Sadly, it was not to be and, not surprisingly, critics found her seemingly abstract work hard to accept. As one critic put it: "If readers were to imagine such a thing as an accurate copy of coloured and white ‘Berlin’ wools, all tangled together in a flattened mass, framed and hung round a gallery, some idea could be formed of the appearance of this most strange exhibition." Another described her artwork as a “sad and ludicrous… gallery of painful absurdities”.
The Portrait of the Lord Jesus Christ, 8 Dec 1862
Audiences of the day were more accustomed to the frothy yet restrained narratives of the Pre-Raphaelites, while the most radical art on view at the time of Houghton’s exhibition was Whistler’s controversial “Nocturne” paintings. While these artists flourished, Houghton sold only one picture from her exhibition and was almost bankrupted by the process.
To today’s viewers it is hard to appreciate not only the radical nature of her vision but also her determination and willpower to convince others of her talent. About her life, we know surprisingly little to date. We don’t know if she had formal training as an artist, though her early iterations of the spirit drawings that show flowers and fruits suggest she may have followed many other women of her time to train as a botanical artist.
Houghton was born on April 20, 1814, in Las Palmas, on the island of Grand Canary. The seventh child of George and Mary Houghton, she went on to spend much of her life in London in genteel poverty. Her merchant father had lost money in an unspecified crisis. Like many of her time, she came to spiritualism and spirit drawing through a recent death in the family. In Houghton’s case this was her sister Zilla (who had herself been an artist) and, through a chance meeting with a near neighbour, the celebrated spirit medium Mrs Marshall, Houghton soon found herself propelled into practicing the art of the séance, often alongside her mother. By October 1861 she had her first appearances from “high spirits” – her “appointed guardians” Zacharias, John and Joseph.
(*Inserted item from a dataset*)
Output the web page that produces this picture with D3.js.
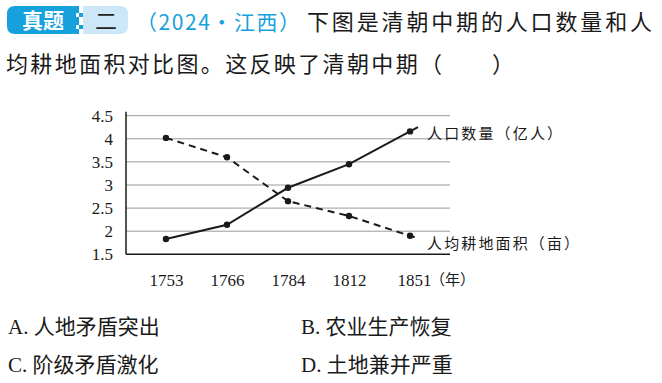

Houghton was spurred on by her deeply-held Christian faith, and validated her purpose in those terms. Her great aim was, as she wrote in her autobiography Evenings at Home in Spiritual Séance (1881), “to show ‘What the Lord hath done for my soul’ by granting me the Light now poured upon mankind by the restored power of communion with the unseen”.
Houghton would go on to develop these multi-layered drawings with increasing complexity. Moving away from the simple, organic-like shapes, she would introduce sinuous lines and spirals, as well as minute white dots applied with a tiny brush. Nothing in art was comparative at the time, although one of the more positive reviews that Houghton received for her exhibition compared her style with a canvas of JMW Turner’s “over which troops of fairies have been meandering, dropping jewels as they went”.